Mentre si aspettano i risultati della consultazione pubblica per il Digital Services Act (aperta fino all’8 settembre 2020), infatti, fin qui l’unica novità concreta per quanto riguarda i servizi digitali in Europa è l’entrata in vigore (12 luglio 2020) del cosiddetto Regolamento europeo Platform to Business – P2B che, semplificando molto, dovrebbe garantire agli utenti commerciali – a chi, cioè, sfrutta marketplace come Amazon o investe in social media advertising, ecc., ma non ancora agli utenti finali – più «equità e trasparenza» da parte di piattaforme, motori di ricerca, servizi di intermediazione online.

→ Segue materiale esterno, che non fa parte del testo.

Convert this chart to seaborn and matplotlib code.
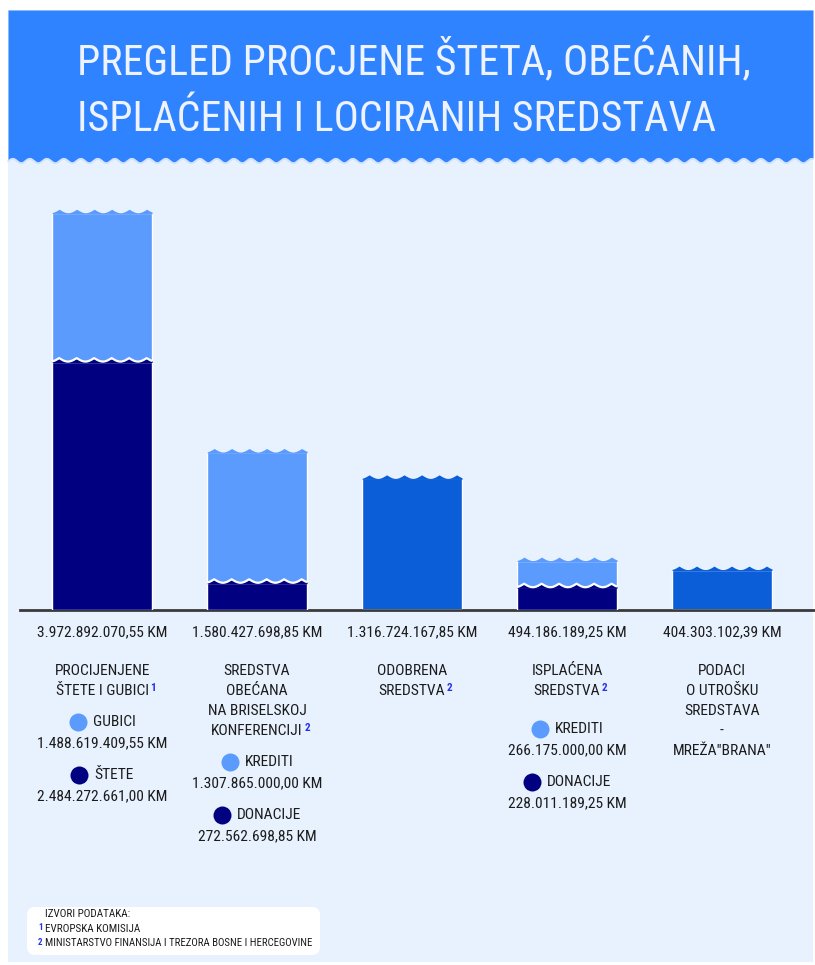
import numpy as np
import seaborn as sns
import matplotlib.pyplot as plt
from matplotlib.patches import Rectangle, FancyBboxPatch

sns.set_theme(style='white')
plt.rcParams['font.family'] = ['Ubuntu Condensed', 'Roboto Condensed', 'Open Sans Condensed',
                               'Liberation Sans Narrow', 'DejaVu Sans']

W, H = 815, 965

# data
categories = ['Procijenjene štete i gubici', 'Sredstva obećana', 'Odobrena sredstva',
              'Isplaćena sredstva', 'Podaci o utrošku']
totals = [3972892070.55, 1580427698.85, 1316724167.85, 494186189.25, 404303102.39]
light_part = [1488619409.55, 1307865000.00, 0, 266175000.00, 0]
dark_part = [2484272661.00, 272562698.85, 0, 228011189.25, 0]
title_lines = [['PROCIJENJENE', 'ŠTETE I GUBICI'],
               ['SREDSTVA', 'OBEĆANA', 'NA BRISELSKOJ', 'KONFERENCIJI'],
               ['ODOBRENA', 'SREDSTVA'],
               ['ISPLAĆENA', 'SREDSTVA'],
               ['PODACI', 'O UTROŠKU', 'SREDSTAVA', '-', 'MREŽA"BRANA"']]
source_refs = ['1', '2', '2', '2', None]
light_names = ['GUBICI', 'KREDITI', None, 'KREDITI', None]
dark_names = ['ŠTETE', 'DONACIJE', None, 'DONACIJE', None]
sources = ['EVROPSKA KOMISIJA', 'MINISTARSTVO FINANSIJA I TREZORA BOSNE I HERCEGOVINE']

LIGHT, DARK, MID = '#5A9BFD', '#000080', '#0B5ED8'
HEADER, PANEL, TEXT, REF = '#2F83FF', '#E8F1FE', '#1C1C1C', '#2530E8'
top_colors = [LIGHT, LIGHT, MID, LIGHT, MID]
legend_top = [722, 762, None, 729, None]


def km(v):
    s = f'{v:,.2f}'.replace(',', 'X').replace('.', ',').replace('X', '.')
    return s + ' KM'


def wave(xs, x0, base, amp, period, phase=0.4):
    return base + amp * (1 - np.abs(np.sin(np.pi * ((xs - x0) / period - phase))))


def fit(t, target, renderer):
    # shrink/grow a text so that its width matches the reference
    w = t.get_window_extent(renderer).width
    t.set_fontsize(t.get_fontsize() * target / w)


fig = plt.figure(figsize=(W / 100, H / 100), dpi=100)
fig.patch.set_facecolor('white')
renderer = fig.canvas.get_renderer()

# background axes in pixel coordinates
bg = fig.add_axes([0, 0, 1, 1])
bg.set_xlim(0, W)
bg.set_ylim(H, 0)
bg.axis('off')
bg.add_patch(Rectangle((8, 10), 805, 952, color=PANEL, lw=0))
hx = np.linspace(8, 813, 800)
hy = 160 + 2.2 * np.sin(2 * np.pi * hx / 17)
bg.fill_between(hx, 10, hy, color=HEADER, lw=0)
bg.plot(hx, hy + 1, color='#CFE1FF', lw=1.3)

title = bg.text(77, 75, 'PREGLED PROCJENE ŠTETA, OBEĆANIH,', color='#EEF3FF',
                fontsize=40, va='baseline', ha='left')
title2 = bg.text(77, 131, 'ISPLAĆENIH I LOCIRANIH SREDSTAVA', color='#EEF3FF',
                 fontsize=40, va='baseline', ha='left')
fit(title, 671, renderer)
title2.set_fontsize(title.get_fontsize())

# chart axes: baseline at y=610 px, 100 px per 1e9
x0px, x1px, ytop, ybot = 20, 815, 190, 610
ax = fig.add_axes([x0px / W, 1 - ybot / H, (x1px - x0px) / W, (ybot - ytop) / H])
ax.patch.set_alpha(0)

n0 = len(ax.patches)
sns.barplot(x=categories, y=totals, hue=categories, palette=top_colors, legend=False,
            width=0.645, saturation=1, ax=ax, zorder=2)
top_bars = ax.patches[n0:]
n1 = len(ax.patches)
sns.barplot(x=categories, y=dark_part, color=DARK, width=0.645, saturation=1, ax=ax, zorder=3)
dark_bars = ax.patches[n1:]

ax.set_xlim(-0.53, 4.6)
ax.set_ylim(0, 4.2e9)
ax.set_xticks([])
ax.set_yticks([])
ax.set_xlabel('')
ax.set_ylabel('')
sns.despine(ax=ax, left=True)
ax.spines['bottom'].set_color('#3A3A3A')
ax.spines['bottom'].set_linewidth(2)

ypp = 4.2e9 / (ybot - ytop)
xpp = 5.13 / (x1px - x0px)
for p in top_bars:
    xs = np.linspace(p.get_x(), p.get_x() + p.get_width(), 300)
    ys = wave(xs, p.get_x(), p.get_height(), 3.5 * ypp, 17.5 * xpp)
    ax.fill_between(xs, p.get_height() - ypp, ys, color=p.get_facecolor(), lw=0, zorder=2)
for p, v in zip(dark_bars, dark_part):
    if v <= 0:
        continue
    xs = np.linspace(p.get_x(), p.get_x() + p.get_width(), 300)
    ys = wave(xs, p.get_x(), p.get_height(), 3.5 * ypp, 17.5 * xpp)
    ax.fill_between(xs, p.get_height() - ypp, ys, color=DARK, lw=0, zorder=3)
    ax.plot(xs, ys, color='white', lw=1.6, zorder=4, solid_capstyle='butt')

# texts below bars, positioned from bar centres
fs = 11
probe = bg.text(0, 0, km(totals[0]), fontsize=fs)
fit(probe, 131, renderer)
fs = probe.get_fontsize()
probe.remove()
for i, p in enumerate(top_bars):
    cx = bg.transData.inverted().transform(
        ax.transData.transform((p.get_x() + p.get_width() / 2, 0)))[0]
    bg.text(cx, 632, km(totals[i]), ha='center', va='center', fontsize=fs, color=TEXT)
    y = 671
    t = None
    for line in title_lines[i]:
        t = bg.text(cx, y, line, ha='center', va='center', fontsize=fs, color=TEXT)
        y += 20
    if source_refs[i]:
        bg.annotate(source_refs[i], xy=(1, 1), xycoords=t, xytext=(1, 0.5),
                    textcoords='offset points', ha='left', va='top', fontsize=fs * 0.72,
                    color=REF, fontweight='bold')
    if legend_top[i] is None:
        continue
    ly = legend_top[i]
    for name, val, col in [(light_names[i], light_part[i], LIGHT),
                           (dark_names[i], dark_part[i], DARK)]:
        lt = bg.text(cx + 12, ly, name, ha='center', va='center', fontsize=fs, color=TEXT)
        ext = lt.get_window_extent(renderer)
        left = bg.transData.inverted().transform((ext.x0, ext.y0))[0]
        bg.scatter([left - 15], [ly], s=(18 * 0.72) ** 2, color=col, lw=0)
        bg.text(cx, ly + 21, km(val), ha='center', va='center', fontsize=fs, color=TEXT)
        ly += 53

# sources box
bg.add_patch(FancyBboxPatch((27, 907), 293, 48, boxstyle='round,pad=0,rounding_size=8',
                            color='white', lw=0))
bg.text(45, 914, 'IZVORI PODATAKA:', fontsize=8, color=TEXT, va='center')
for k, src in enumerate(sources):
    yy = 929 + k * 14.5
    st = bg.text(45, yy, src, fontsize=8, color=TEXT, va='center')
    if k == 1:
        fit(st, 268, renderer)
    bg.text(38, yy - 1, str(k + 1), fontsize=6.5, color=REF, va='center', fontweight='bold')

fig.savefig('out.png', dpi=100)
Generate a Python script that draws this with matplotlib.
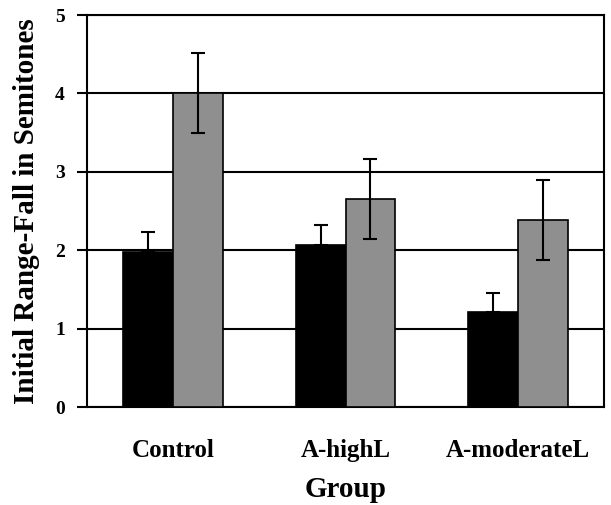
import matplotlib.pyplot as plt
import numpy as np

# Mean initial range-fall (semitones) per group, two conditions, with error bars
groups = ['Control', 'A-highL', 'A-moderateL']
cond1_means = [1.98, 2.06, 1.21]
cond1_err = [0.25, 0.26, 0.25]
cond2_means = [4.00, 2.65, 2.38]
cond2_err = [0.51, 0.51, 0.51]

plt.rcParams['font.family'] = ['Liberation Serif', 'DejaVu Serif']
plt.rcParams['font.weight'] = 'bold'

fig = plt.figure(figsize=(6.11, 5.05), dpi=100)
ax = fig.add_axes([87 / 611, 1 - 407 / 505, (604 - 87) / 611, (407 - 15) / 505])

x = np.arange(len(groups))
w = 0.29
err_kw = dict(ecolor='black', elinewidth=1.5, capsize=5, capthick=1.5)
ax.bar(x - w / 2, cond1_means, w, yerr=[[0] * 3, cond1_err], color='black',
       edgecolor='black', linewidth=1.2, error_kw=err_kw, zorder=3)
ax.bar(x + w / 2, cond2_means, w, yerr=cond2_err, color='#8f8f8f',
       edgecolor='black', linewidth=1.2, error_kw=err_kw, zorder=3)

ax.set_xlim(-0.5, 2.5)
ax.set_ylim(0, 5)
ax.set_yticks(range(6))
ax.yaxis.grid(True, color='black', linewidth=1.5, zorder=0)
ax.set_axisbelow(True)
for s in ax.spines.values():
    s.set_linewidth(1.5)

ax.tick_params(axis='y', length=7, width=1.5, labelsize=14, pad=9)
ax.tick_params(axis='x', length=0, labelsize=18, pad=23)
ax.set_xticks(x)
ax.set_xticklabels(groups, fontweight='bold')
for t in ax.get_yticklabels():
    t.set_fontweight('bold')

ax.set_xlabel('Group', fontsize=21, fontweight='bold', labelpad=10)
ax.set_ylabel('Initial Range-Fall in Semitones', fontsize=21, fontweight='bold', labelpad=11)

fig.savefig('out.png', dpi=100, facecolor='white')
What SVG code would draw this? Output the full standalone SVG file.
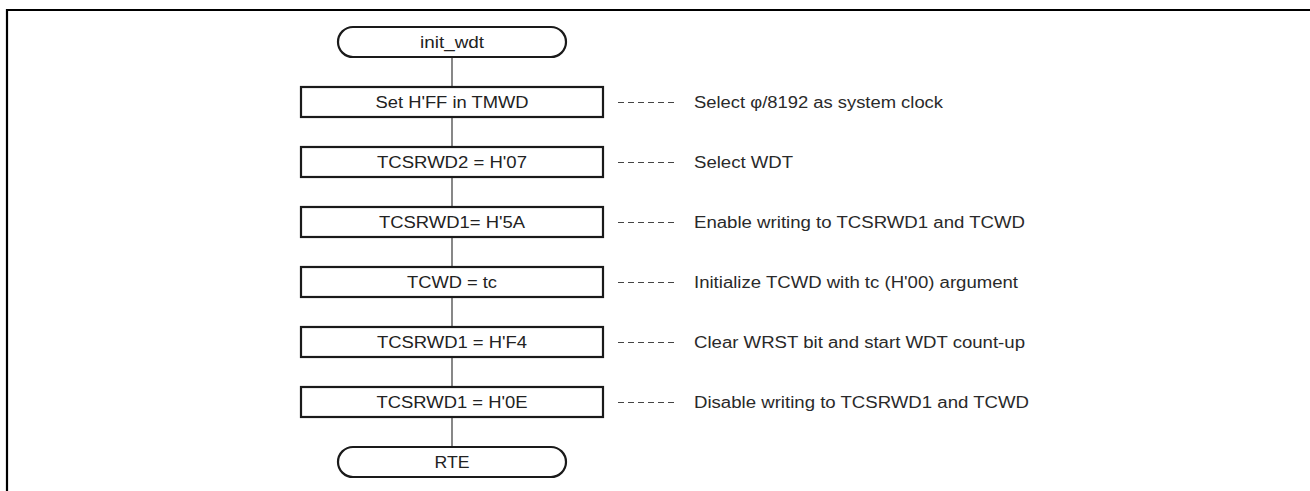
<svg xmlns="http://www.w3.org/2000/svg" width="1310" height="491" viewBox="0 0 1310 491">
<style>
  .frame { fill: none; stroke: #000; stroke-width: 2.2; }
  .box { fill: #fff; stroke: #1a1a1a; stroke-width: 2.2; }
  .conn { fill: none; stroke: #555; stroke-width: 1.4; }
  .dash { fill: none; stroke: #444; stroke-width: 1.2; stroke-dasharray: 6 4; }
  .lbl { font-family: "Liberation Sans", Arial, sans-serif; font-size: 16px; fill: #222; text-anchor: middle; }
  .note { font-family: "Liberation Sans", Arial, sans-serif; font-size: 16px; fill: #2a2a2a; }
</style>
<rect x="0" y="0" width="1310" height="491" fill="#fff"/>
<path class="frame" d="M7 491 V10 H1310"/>
<g id="connectors">
  <line class="conn" x1="452" y1="57" x2="452" y2="87"/>
  <line class="conn" x1="452" y1="117" x2="452" y2="147"/>
  <line class="conn" x1="452" y1="177" x2="452" y2="207"/>
  <line class="conn" x1="452" y1="237" x2="452" y2="267"/>
  <line class="conn" x1="452" y1="297" x2="452" y2="327"/>
  <line class="conn" x1="452" y1="357" x2="452" y2="387"/>
  <line class="conn" x1="452" y1="417" x2="452" y2="447"/>
  <line class="dash" x1="618" y1="102.5" x2="674" y2="102.5"/>
  <line class="dash" x1="618" y1="162.5" x2="674" y2="162.5"/>
  <line class="dash" x1="618" y1="222.5" x2="674" y2="222.5"/>
  <line class="dash" x1="618" y1="282.5" x2="674" y2="282.5"/>
  <line class="dash" x1="618" y1="342.5" x2="674" y2="342.5"/>
  <line class="dash" x1="618" y1="402.5" x2="674" y2="402.5"/>
</g>
<g id="start">
  <rect class="box" x="338" y="27" width="228" height="30" rx="15" ry="15"/>
  <text class="lbl" x="452" y="47.8" textLength="64" lengthAdjust="spacingAndGlyphs">init_wdt</text>
</g>
<g id="step1">
  <rect class="box" x="301" y="87" width="302" height="30"/>
  <text class="lbl" x="452" y="107.8" textLength="153" lengthAdjust="spacingAndGlyphs">Set H'FF in TMWD</text>
  <text class="note" x="694" y="108.3" textLength="249" lengthAdjust="spacingAndGlyphs">Select φ/8192 as system clock</text>
</g>
<g id="step2">
  <rect class="box" x="301" y="147" width="302" height="30"/>
  <text class="lbl" x="452" y="167.8" textLength="150" lengthAdjust="spacingAndGlyphs">TCSRWD2 = H'07</text>
  <text class="note" x="694" y="168.3" textLength="99" lengthAdjust="spacingAndGlyphs">Select WDT</text>
</g>
<g id="step3">
  <rect class="box" x="301" y="207" width="302" height="30"/>
  <text class="lbl" x="452" y="227.8" textLength="146" lengthAdjust="spacingAndGlyphs">TCSRWD1= H'5A</text>
  <text class="note" x="694" y="228.3" textLength="331" lengthAdjust="spacingAndGlyphs">Enable writing to TCSRWD1 and TCWD</text>
</g>
<g id="step4">
  <rect class="box" x="301" y="267" width="302" height="30"/>
  <text class="lbl" x="452" y="287.8" textLength="90" lengthAdjust="spacingAndGlyphs">TCWD = tc</text>
  <text class="note" x="694" y="288.3" textLength="324" lengthAdjust="spacingAndGlyphs">Initialize TCWD with tc (H'00) argument</text>
</g>
<g id="step5">
  <rect class="box" x="301" y="327" width="302" height="30"/>
  <text class="lbl" x="452" y="347.8" textLength="150" lengthAdjust="spacingAndGlyphs">TCSRWD1 = H'F4</text>
  <text class="note" x="694" y="348.3" textLength="331" lengthAdjust="spacingAndGlyphs">Clear WRST bit and start WDT count-up</text>
</g>
<g id="step6">
  <rect class="box" x="301" y="387" width="302" height="30"/>
  <text class="lbl" x="452" y="407.8" textLength="151" lengthAdjust="spacingAndGlyphs">TCSRWD1 = H'0E</text>
  <text class="note" x="694" y="408.3" textLength="335" lengthAdjust="spacingAndGlyphs">Disable writing to TCSRWD1 and TCWD</text>
</g>
<g id="end">
  <rect class="box" x="338" y="447" width="228" height="30" rx="15" ry="15"/>
  <text class="lbl" x="452" y="467.8" textLength="35" lengthAdjust="spacingAndGlyphs">RTE</text>
</g>
</svg>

Al centro dell’attenzione contratti e requisiti, termini e condizioni previsti per accedere ai servizi che dovranno essere sempre facilmente reperibili, semplici e di immediata comprensione, completi anche di informazioni riguardo alla condivisione dei dati con soggetti terzi o all’utilizzo di canali di distribuzione diversi per esempio. Nel caso dei motori di ricerca, invece, i riflettori sono puntati soprattutto sulla necessità di maggiore trasparenza per quanto riguarda i criteri di posizionamento, con l’obbligo in capo al gestore di comunicare ai propri partner commerciali i parametri – dalle caratteristiche dei beni e servizi offerti alla pertinenza col target , passando per le caratteristiche grafiche del sito – che più influiscono in questo senso. Anche in questo caso, però, mancano ancora linee guida dettagliate e molte delle misure previste dal Regolamento sono ancora in attesa di attuazione o di sanzioni nel caso di inadempienza da parte delle big tech: tutto ciò sembrerebbe confermare l’ipotesi che quando si tratta di servizi digitali, piattaforme e regolamentazione in Europa ancora molto sia delegato alla buona volontà delle big digitali che, però, è bene ricordare, sono prima di ogni cosa soggetti business e, in quanto tali, hanno interessi naturalmente di parte da difendere.